The negotiations for a 2020 season took another turn Monday.
After a week during which Major League Baseball and the MLBPA appeared to be far from an agreement, the league is considering a shorter season with players receiving their full prorated salaries, according to Jeff Passan of ESPN.
The regular season would consist of approximately 50 games (roughly one-third of the typical 162-game campaign), Passan adds. The aim would be to begin in July.
The league would only consider a longer schedule if players agree to further pay cuts beyond their prorated salaries, sources told Ken Rosenthal and Evan Drellich of The Athletic.

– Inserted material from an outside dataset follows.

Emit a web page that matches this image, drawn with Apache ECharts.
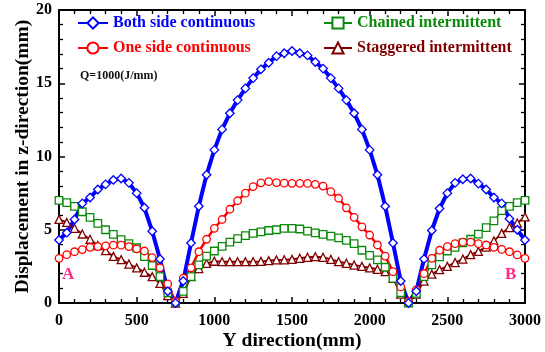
<!DOCTYPE html>
<html>
<head>
<meta charset="utf-8">
<script src="https://cdn.jsdelivr.net/npm/echarts@6/dist/echarts.min.js"></script>
<style>
  html, body { margin: 0; padding: 0; background: #fff; }
  #container { width: 545px; height: 352px; }
</style>
</head>
<body>
<div id="container"></div>
<script>
// Y direction positions (mm)
const yPos = [0, 50, 100, 150, 200, 250, 300, 350, 400, 450, 500, 550, 600, 650, 700, 750,
  800, 850, 900, 950, 1000, 1050, 1100, 1150, 1200, 1250, 1300, 1350, 1400, 1450, 1500,
  1550, 1600, 1650, 1700, 1750, 1800, 1850, 1900, 1950, 2000, 2050, 2100, 2150, 2200, 2250,
  2300, 2350, 2400, 2450, 2500, 2550, 2600, 2650, 2700, 2750, 2800, 2850, 2900, 2950, 3000]

const bothSide = [4.3, 4.8, 5.7, 6.8, 7.2, 7.75, 8.1, 8.4, 8.5, 8.2, 7.5, 6.5, 4.9, 3.0, 0.8, 0,
  1.5, 4.1, 6.6, 8.75, 10.45, 11.85, 12.95, 13.85, 14.65, 15.35, 15.95, 16.4, 16.85, 17.05, 17.2,
  17.05, 16.9, 16.45, 16.0, 15.35, 14.65, 13.85, 12.95, 11.85, 10.45, 8.75, 6.6, 4.1, 1.5, 0,
  0.8, 3.0, 4.95, 6.45, 7.5, 8.2, 8.45, 8.5, 8.15, 7.75, 7.2, 6.8, 5.75, 5.0, 4.3]

const oneSide = [3.05, 3.3, 3.5, 3.65, 3.8, 3.85, 3.9, 3.95, 3.95, 3.85, 3.7, 3.55, 3.1, 2.4, 1.3, 0.1,
  1.7, 2.4, 3.5, 4.35, 5.1, 5.7, 6.4, 6.98, 7.5, 7.95, 8.2, 8.28, 8.22, 8.18, 8.17,
  8.17, 8.16, 8.1, 7.98, 7.6, 7.15, 6.5, 5.85, 5.2, 4.64, 3.96, 3.2, 2.14, 1.1, 0.1,
  0.9, 2.0, 3.05, 3.6, 3.85, 4.05, 4.15, 4.15, 4.05, 3.96, 3.8, 3.66, 3.5, 3.28, 3.05]

const chained = [7.0, 6.85, 6.6, 6.23, 5.85, 5.44, 5.0, 4.68, 4.33, 4.05, 3.77, 3.17, 2.56, 1.8, 0.7, 0.05,
  0.8, 1.8, 2.6, 3.2, 3.55, 3.87, 4.15, 4.4, 4.6, 4.75, 4.85, 4.95, 5.0, 5.1, 5.1,
  5.05, 4.9, 4.78, 4.68, 4.57, 4.45, 4.28, 4.05, 3.6, 3.25, 2.94, 2.44, 1.68, 0.7, 0,
  0.66, 1.8, 2.6, 3.15, 3.55, 3.8, 4.1, 4.35, 4.7, 5.15, 5.6, 6.3, 6.6, 6.85, 7.0]

const staggered = [5.71, 5.5, 5.1, 4.71, 4.35, 3.92, 3.57, 3.18, 2.96, 2.66, 2.4, 2.1, 1.8, 1.34, 0.5, 0,
  0.66, 1.8, 2.35, 2.7, 2.85, 2.82, 2.82, 2.82, 2.82, 2.82, 2.84, 2.89, 2.94, 2.95, 2.98,
  3.05, 3.12, 3.16, 3.12, 2.98, 2.82, 2.71, 2.59, 2.5, 2.4, 2.3, 2.14, 1.68, 0.61, 0.1,
  0.61, 1.5, 1.97, 2.28, 2.5, 2.76, 3.0, 3.3, 3.52, 3.82, 4.24, 4.75, 5.15, 5.46, 5.88]

const serif = '"Liberation Serif", "Times New Roman", serif'
const colors = {
  'Both side continuous': '#0000ff',
  'One side continuous': '#ff0000',
  'Chained intermittent': '#0a8a0a',
  'Staggered intermittent': '#800000'
}

const pairs = (vals) => yPos.map((x, i) => [x, vals[i]])

const myChart = echarts.init(document.getElementById('container'))

const tickCommon = {
  axisLine: { show: true, onZero: false, lineStyle: { color: '#000', width: 2 } },
  axisTick: { show: true, inside: true, length: 6, lineStyle: { color: '#000', width: 1.5 } },
  minorTick: { show: true, splitNumber: 5, length: 4, lineStyle: { color: '#000', width: 1.3 } },
  splitLine: { show: false }
}

function lineSeries(name, data, width, symbol, size) {
  const color = colors[name]
  return {
    name: name,
    type: 'line',
    data: pairs(data),
    symbol: symbol,
    symbolSize: size,
    showAllSymbol: true,
    lineStyle: { color: color, width: width },
    itemStyle: { color: '#fff', borderColor: color, borderWidth: 1.3 },
    emphasis: { disabled: true }
  }
}

const legendItem = (name) => ({
  name: name,
  textStyle: { color: colors[name], fontFamily: serif, fontWeight: 'bold', fontSize: 16 }
})

myChart.setOption({
  animation: false,
  textStyle: { fontFamily: serif },
  grid: { left: 59, right: 20, top: 10, bottom: 49, outerBoundsMode: 'none', containLabel: false },
  legend: [{
    left: 77, top: 15, padding: 0, orient: 'vertical', itemWidth: 30, itemHeight: 14, itemGap: 9,
    data: [legendItem('Both side continuous'), legendItem('One side continuous')]
  }, {
    left: 323, top: 15, padding: 0, orient: 'vertical', itemWidth: 28, itemHeight: 14, itemGap: 9,
    data: [legendItem('Chained intermittent'), legendItem('Staggered intermittent')]
  }],
  xAxis: [{
    type: 'value', min: 0, max: 3000, interval: 500,
    name: 'Y direction(mm)', nameLocation: 'middle', nameGap: 28, nameMoveOverlap: false,
    nameTextStyle: { fontFamily: serif, fontWeight: 'bold', fontSize: 19.5, color: '#000' },
    axisLabel: { fontFamily: serif, fontWeight: 'bold', fontSize: 16, color: '#000', margin: 10,
      formatter: (v) => String(v) },
    ...tickCommon
  }, {
    type: 'value', min: 0, max: 3000, interval: 500, position: 'top',
    axisLabel: { show: false },
    ...tickCommon
  }],
  yAxis: [{
    type: 'value', min: 0, max: 20, interval: 5,
    name: 'Displacement in z-direction(mm)', nameLocation: 'middle', nameGap: 26, nameMoveOverlap: false,
    nameTextStyle: { fontFamily: serif, fontWeight: 'bold', fontSize: 19.5, color: '#000' },
    axisLabel: { fontFamily: serif, fontWeight: 'bold', fontSize: 16, color: '#000', margin: 7 },
    ...tickCommon
  }, {
    type: 'value', min: 0, max: 20, interval: 5, position: 'right',
    axisLabel: { show: false },
    ...tickCommon
  }],
  graphic: [
    { type: 'text', left: 80, top: 70, style: { text: 'Q=1000(J/mm)', font: 'bold 12px ' + serif, fill: '#111' } },
    { type: 'text', left: 62, top: 266, style: { text: 'A', font: 'bold 17px ' + serif, fill: '#ff2a8a' } },
    { type: 'text', left: 505, top: 266, style: { text: 'B', font: 'bold 17px ' + serif, fill: '#ff2a8a' } }
  ],
  series: [
    lineSeries('Staggered intermittent', staggered, 2, 'triangle', 8),
    lineSeries('Chained intermittent', chained, 1.5, 'rect', 7.5),
    lineSeries('One side continuous', oneSide, 2.5, 'circle', 7.5),
    lineSeries('Both side continuous', bothSide, 4, 'diamond', 8.5)
  ]
})
</script>
</body>
</html>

For the time being, MLB is not planning on officially presenting this proposal to the union.
The league believes the March agreement - which guaranteed prorated salaries - also afforded it a mandate to shorten the season without further union consent, Passan reports. Alternatives to a shortened season will continue to be discussed with the union.
This comes shortly after the players' association reportedly countered the league's proposal of an 82-game season - which included tiered pay cuts - with a plan for a 114-game campaign.
One anonymous ownership group called the deal a "non-starter" just hours after the union sent its proposal.
The original league proposal, received Tuesday by the MLBPA, included salary cuts divided into tiers based on total earnings, which the union reportedly found disappointing. Shortly after, it was reported that the players' association was preparing an "outlandish" rebuttal.
On Sunday, the union's response to the league included full prorated salaries, a 114-game season, and the ability for players to opt out. In addition, the players suggested expanding the postseason in 2021 as a way to generate extra revenue, as well as offseason Home Run Derby and All-Star events.